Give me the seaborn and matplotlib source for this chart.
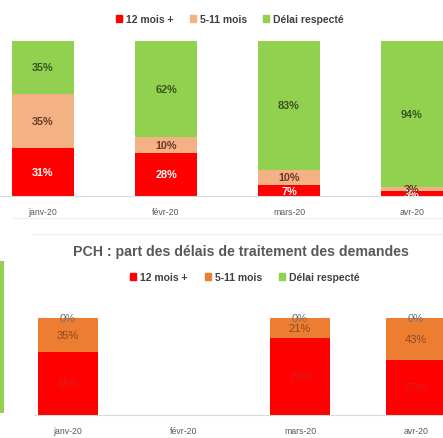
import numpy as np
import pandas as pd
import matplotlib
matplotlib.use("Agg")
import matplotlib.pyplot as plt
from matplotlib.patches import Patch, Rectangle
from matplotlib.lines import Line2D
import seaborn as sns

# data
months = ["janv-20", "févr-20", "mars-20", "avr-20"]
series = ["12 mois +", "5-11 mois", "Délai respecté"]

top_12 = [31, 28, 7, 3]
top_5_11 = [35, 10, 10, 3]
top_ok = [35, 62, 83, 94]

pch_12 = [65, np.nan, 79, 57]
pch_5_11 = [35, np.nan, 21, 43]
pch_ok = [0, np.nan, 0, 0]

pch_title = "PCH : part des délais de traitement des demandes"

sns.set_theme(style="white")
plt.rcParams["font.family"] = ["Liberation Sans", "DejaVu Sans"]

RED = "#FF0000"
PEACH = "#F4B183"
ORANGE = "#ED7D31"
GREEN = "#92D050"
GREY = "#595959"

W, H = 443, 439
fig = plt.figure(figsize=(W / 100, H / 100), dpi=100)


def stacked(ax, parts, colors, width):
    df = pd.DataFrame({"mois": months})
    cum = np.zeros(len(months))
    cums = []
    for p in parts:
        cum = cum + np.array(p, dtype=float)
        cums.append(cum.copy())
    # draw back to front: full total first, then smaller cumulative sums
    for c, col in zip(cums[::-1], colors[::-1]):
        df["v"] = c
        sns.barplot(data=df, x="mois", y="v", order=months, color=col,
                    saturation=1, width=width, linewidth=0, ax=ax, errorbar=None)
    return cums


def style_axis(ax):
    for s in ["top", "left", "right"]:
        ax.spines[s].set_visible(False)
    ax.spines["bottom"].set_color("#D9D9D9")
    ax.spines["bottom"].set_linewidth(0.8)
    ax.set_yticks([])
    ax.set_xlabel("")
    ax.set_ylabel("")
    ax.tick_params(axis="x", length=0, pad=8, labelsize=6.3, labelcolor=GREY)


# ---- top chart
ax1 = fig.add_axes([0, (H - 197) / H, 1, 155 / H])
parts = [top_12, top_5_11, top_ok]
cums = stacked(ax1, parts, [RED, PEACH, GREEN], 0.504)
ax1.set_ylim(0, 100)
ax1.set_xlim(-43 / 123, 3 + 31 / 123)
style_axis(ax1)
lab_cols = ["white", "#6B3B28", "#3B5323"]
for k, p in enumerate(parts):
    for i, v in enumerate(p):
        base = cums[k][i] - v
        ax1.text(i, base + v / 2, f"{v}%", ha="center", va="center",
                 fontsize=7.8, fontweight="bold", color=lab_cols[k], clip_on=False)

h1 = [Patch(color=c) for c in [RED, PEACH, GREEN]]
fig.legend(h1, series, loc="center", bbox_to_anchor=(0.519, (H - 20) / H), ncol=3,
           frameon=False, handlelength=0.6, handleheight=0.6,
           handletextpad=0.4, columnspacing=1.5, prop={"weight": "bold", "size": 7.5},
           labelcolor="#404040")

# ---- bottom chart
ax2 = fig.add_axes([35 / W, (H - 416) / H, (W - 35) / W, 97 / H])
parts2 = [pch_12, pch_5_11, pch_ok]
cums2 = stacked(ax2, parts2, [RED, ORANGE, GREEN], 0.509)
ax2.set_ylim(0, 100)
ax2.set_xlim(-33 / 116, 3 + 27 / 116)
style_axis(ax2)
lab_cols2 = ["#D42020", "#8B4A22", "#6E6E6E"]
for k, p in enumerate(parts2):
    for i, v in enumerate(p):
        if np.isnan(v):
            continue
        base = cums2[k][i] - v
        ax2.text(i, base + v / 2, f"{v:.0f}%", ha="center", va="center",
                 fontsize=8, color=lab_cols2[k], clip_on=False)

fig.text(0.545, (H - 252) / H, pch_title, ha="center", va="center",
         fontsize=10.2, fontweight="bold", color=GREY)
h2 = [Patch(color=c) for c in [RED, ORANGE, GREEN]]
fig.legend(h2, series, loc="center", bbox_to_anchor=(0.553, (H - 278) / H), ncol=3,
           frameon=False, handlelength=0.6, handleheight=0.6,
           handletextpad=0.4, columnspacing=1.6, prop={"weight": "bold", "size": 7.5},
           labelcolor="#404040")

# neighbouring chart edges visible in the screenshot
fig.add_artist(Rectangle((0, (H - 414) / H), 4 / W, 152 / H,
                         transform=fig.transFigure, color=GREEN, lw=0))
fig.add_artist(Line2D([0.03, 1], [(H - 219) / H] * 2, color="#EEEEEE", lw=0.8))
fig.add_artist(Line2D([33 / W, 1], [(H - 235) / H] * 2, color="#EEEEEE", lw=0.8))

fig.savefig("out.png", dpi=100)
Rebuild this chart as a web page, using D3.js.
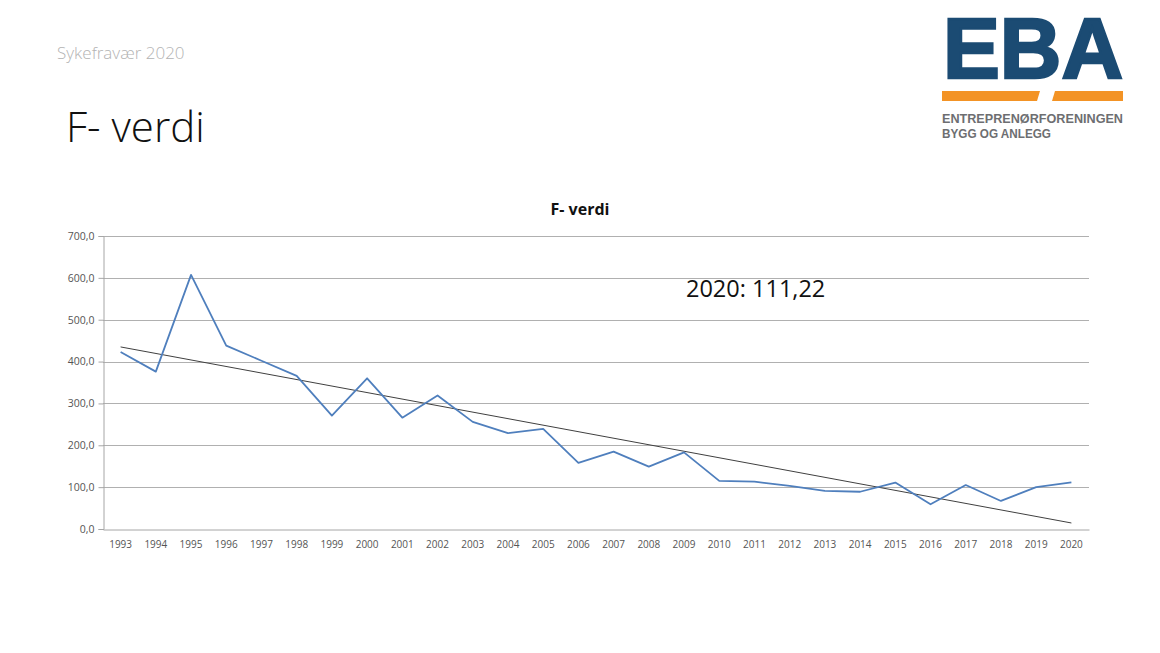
────────────────────────────────────────
* DO THIS: Only the lines from the start of the records to the line with "fig = plt.figure(figsize=(W" belong in the copy. Print them exactly, minus pictures.

* CORRECT OUTPUT:
Give me the seaborn and matplotlib source for this chart.
import numpy as np
import pandas as pd
import matplotlib
matplotlib.use("Agg")
import matplotlib.pyplot as plt
from matplotlib.patches import Patch, Rectangle
from matplotlib.lines import Line2D
import seaborn as sns

# data
months = ["janv-20", "févr-20", "mars-20", "avr-20"]
series = ["12 mois +", "5-11 mois", "Délai respecté"]

top_12 = [31, 28, 7, 3]
top_5_11 = [35, 10, 10, 3]
top_ok = [35, 62, 83, 94]

pch_12 = [65, np.nan, 79, 57]
pch_5_11 = [35, np.nan, 21, 43]
pch_ok = [0, np.nan, 0, 0]

pch_title = "PCH : part des délais de traitement des demandes"

sns.set_theme(style="white")
plt.rcParams["font.family"] = ["Liberation Sans", "DejaVu Sans"]

RED = "#FF0000"
PEACH = "#F4B183"
ORANGE = "#ED7D31"
GREEN = "#92D050"
GREY = "#595959"

W, H = 443, 439
fig = plt.figure(figsize=(W / 100, H / 100), dpi=100)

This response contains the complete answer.